**WORK INSTRUCTIONS:**
From the first line of the data below, repeat each line exactly until you reach the line with "30, 35, 40];"; include that line too.

+++ DATASET EXTRACT +++

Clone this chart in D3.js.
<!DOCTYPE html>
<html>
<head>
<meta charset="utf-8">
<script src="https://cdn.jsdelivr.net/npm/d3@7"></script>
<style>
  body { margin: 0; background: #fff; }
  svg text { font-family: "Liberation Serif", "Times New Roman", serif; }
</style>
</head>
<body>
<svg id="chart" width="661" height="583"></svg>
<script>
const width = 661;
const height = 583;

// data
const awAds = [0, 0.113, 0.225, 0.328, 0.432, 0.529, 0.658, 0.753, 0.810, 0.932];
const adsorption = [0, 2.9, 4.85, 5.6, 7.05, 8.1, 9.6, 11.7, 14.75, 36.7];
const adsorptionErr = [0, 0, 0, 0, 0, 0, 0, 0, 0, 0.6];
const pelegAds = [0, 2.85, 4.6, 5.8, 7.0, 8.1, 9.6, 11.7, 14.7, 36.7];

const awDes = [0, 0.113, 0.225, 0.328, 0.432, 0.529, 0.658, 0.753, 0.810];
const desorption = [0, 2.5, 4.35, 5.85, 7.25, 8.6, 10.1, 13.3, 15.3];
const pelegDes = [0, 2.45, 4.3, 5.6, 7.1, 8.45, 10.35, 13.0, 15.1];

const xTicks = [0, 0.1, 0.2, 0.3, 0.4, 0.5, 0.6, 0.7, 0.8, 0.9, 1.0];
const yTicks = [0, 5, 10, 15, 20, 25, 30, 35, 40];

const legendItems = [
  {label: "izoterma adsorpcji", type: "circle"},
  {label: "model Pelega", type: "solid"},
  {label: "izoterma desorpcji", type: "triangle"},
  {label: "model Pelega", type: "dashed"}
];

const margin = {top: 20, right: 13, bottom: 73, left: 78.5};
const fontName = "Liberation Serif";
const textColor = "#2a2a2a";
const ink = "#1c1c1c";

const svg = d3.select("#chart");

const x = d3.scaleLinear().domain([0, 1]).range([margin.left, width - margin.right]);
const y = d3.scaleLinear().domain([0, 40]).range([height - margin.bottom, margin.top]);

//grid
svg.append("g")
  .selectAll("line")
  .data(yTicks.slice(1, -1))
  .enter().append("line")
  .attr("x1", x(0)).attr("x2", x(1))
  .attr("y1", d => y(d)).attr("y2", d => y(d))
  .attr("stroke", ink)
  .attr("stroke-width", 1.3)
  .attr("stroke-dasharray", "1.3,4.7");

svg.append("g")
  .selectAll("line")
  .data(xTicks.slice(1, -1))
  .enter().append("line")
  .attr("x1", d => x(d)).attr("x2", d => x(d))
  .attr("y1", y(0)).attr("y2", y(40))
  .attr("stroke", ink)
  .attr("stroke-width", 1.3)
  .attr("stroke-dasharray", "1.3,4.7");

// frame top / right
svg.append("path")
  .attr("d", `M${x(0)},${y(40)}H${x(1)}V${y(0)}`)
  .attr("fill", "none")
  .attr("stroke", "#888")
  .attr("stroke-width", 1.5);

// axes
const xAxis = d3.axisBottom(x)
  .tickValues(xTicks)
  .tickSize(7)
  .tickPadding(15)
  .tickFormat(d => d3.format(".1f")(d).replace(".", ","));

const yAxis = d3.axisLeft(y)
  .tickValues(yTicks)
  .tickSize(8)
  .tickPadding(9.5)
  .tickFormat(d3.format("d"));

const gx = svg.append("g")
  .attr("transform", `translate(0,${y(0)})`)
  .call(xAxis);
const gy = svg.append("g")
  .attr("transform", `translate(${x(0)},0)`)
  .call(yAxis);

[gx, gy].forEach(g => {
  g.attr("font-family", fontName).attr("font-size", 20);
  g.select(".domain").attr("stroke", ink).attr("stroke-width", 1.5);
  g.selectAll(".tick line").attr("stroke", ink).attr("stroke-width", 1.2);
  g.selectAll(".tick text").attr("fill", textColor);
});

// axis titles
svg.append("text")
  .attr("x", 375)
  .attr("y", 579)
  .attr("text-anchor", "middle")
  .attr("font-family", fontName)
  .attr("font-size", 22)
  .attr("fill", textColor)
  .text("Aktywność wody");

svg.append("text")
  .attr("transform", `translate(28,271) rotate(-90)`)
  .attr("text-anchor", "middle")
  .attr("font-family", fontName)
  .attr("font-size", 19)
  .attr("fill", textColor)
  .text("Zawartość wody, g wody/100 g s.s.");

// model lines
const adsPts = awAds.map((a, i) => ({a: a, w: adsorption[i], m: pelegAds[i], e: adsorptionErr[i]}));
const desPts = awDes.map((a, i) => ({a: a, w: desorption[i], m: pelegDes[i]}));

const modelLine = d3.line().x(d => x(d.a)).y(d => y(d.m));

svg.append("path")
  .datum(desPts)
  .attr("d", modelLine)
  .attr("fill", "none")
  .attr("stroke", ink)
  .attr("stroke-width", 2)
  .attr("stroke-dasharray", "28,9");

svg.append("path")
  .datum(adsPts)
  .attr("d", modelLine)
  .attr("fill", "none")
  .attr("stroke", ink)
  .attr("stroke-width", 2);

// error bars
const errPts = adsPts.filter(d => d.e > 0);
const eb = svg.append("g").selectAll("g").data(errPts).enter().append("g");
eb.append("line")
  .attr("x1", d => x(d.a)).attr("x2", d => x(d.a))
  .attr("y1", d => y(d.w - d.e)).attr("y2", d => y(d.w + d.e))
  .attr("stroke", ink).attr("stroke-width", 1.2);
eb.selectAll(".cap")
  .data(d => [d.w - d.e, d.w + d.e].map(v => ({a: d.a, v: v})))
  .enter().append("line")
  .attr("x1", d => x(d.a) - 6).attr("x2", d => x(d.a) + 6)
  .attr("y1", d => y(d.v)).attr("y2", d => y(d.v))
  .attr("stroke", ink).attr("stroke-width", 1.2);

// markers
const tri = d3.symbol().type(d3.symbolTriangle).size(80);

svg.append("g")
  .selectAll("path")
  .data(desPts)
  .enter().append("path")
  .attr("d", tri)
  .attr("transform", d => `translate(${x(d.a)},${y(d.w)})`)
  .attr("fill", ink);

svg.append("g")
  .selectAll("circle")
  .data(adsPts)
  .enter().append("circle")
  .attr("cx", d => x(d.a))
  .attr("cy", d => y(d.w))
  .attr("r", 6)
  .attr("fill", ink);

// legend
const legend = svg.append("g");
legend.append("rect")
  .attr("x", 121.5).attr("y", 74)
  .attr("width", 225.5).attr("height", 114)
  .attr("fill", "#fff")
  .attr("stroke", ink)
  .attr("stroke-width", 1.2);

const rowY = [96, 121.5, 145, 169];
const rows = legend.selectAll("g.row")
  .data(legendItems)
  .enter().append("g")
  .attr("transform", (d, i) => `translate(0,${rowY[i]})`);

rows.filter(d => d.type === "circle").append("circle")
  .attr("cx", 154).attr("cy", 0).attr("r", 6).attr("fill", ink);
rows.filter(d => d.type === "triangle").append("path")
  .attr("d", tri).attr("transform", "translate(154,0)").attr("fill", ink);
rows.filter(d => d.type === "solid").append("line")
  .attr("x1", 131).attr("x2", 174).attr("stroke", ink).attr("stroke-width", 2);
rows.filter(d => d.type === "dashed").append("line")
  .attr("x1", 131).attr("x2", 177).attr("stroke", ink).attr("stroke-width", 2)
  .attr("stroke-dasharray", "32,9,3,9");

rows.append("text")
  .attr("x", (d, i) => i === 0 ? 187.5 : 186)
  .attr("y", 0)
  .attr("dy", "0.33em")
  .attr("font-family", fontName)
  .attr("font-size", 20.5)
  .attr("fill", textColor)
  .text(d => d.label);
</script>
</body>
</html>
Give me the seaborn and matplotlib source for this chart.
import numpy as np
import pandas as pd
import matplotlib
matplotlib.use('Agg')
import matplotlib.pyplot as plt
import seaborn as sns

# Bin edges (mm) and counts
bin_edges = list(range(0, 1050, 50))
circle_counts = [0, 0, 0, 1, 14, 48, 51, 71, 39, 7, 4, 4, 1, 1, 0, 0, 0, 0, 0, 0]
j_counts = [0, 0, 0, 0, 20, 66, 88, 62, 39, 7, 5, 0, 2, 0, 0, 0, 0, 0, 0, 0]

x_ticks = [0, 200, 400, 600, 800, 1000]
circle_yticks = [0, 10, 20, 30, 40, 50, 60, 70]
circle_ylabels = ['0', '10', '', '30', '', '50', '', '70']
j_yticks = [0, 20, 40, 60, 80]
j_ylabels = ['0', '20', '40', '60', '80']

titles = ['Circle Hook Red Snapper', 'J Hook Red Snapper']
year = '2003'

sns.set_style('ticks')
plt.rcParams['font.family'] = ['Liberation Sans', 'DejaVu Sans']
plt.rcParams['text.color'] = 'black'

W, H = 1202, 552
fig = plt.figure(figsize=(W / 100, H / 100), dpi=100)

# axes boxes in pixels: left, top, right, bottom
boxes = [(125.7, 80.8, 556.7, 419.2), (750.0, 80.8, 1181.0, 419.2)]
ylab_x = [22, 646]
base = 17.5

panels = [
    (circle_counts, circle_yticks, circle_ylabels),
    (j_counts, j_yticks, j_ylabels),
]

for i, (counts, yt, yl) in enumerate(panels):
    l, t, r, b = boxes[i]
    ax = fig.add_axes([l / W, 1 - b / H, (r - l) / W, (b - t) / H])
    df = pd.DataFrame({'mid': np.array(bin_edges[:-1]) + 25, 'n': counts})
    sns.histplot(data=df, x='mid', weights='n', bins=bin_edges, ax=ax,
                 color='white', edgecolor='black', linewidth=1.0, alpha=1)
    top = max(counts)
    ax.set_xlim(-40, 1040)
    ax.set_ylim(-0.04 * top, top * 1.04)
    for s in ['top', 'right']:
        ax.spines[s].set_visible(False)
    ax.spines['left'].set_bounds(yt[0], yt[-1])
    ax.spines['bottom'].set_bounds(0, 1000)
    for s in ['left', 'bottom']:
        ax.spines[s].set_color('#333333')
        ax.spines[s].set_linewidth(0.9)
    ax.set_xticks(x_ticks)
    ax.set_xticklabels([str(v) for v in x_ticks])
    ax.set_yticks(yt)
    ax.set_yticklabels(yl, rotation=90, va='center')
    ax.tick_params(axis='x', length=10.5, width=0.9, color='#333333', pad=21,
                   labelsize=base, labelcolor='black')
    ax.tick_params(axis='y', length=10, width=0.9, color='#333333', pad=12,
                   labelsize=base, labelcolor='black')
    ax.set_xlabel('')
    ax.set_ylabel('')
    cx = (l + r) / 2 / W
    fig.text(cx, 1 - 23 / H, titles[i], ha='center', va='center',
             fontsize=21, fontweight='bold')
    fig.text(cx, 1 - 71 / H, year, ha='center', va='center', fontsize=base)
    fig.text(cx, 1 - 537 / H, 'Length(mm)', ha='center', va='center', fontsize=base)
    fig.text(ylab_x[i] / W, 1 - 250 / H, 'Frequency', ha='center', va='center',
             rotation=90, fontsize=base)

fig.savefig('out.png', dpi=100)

+++

**TASK ANSWER:**
Clone this chart in D3.js.
<!DOCTYPE html>
<html>
<head>
<meta charset="utf-8">
<script src="https://cdn.jsdelivr.net/npm/d3@7"></script>
<style>
  body { margin: 0; background: #fff; }
  svg text { font-family: "Liberation Serif", "Times New Roman", serif; }
</style>
</head>
<body>
<svg id="chart" width="661" height="583"></svg>
<script>
const width = 661;
const height = 583;

// data
const awAds = [0, 0.113, 0.225, 0.328, 0.432, 0.529, 0.658, 0.753, 0.810, 0.932];
const adsorption = [0, 2.9, 4.85, 5.6, 7.05, 8.1, 9.6, 11.7, 14.75, 36.7];
const adsorptionErr = [0, 0, 0, 0, 0, 0, 0, 0, 0, 0.6];
const pelegAds = [0, 2.85, 4.6, 5.8, 7.0, 8.1, 9.6, 11.7, 14.7, 36.7];

const awDes = [0, 0.113, 0.225, 0.328, 0.432, 0.529, 0.658, 0.753, 0.810];
const desorption = [0, 2.5, 4.35, 5.85, 7.25, 8.6, 10.1, 13.3, 15.3];
const pelegDes = [0, 2.45, 4.3, 5.6, 7.1, 8.45, 10.35, 13.0, 15.1];

const xTicks = [0, 0.1, 0.2, 0.3, 0.4, 0.5, 0.6, 0.7, 0.8, 0.9, 1.0];
const yTicks = [0, 5, 10, 15, 20, 25, 30, 35, 40];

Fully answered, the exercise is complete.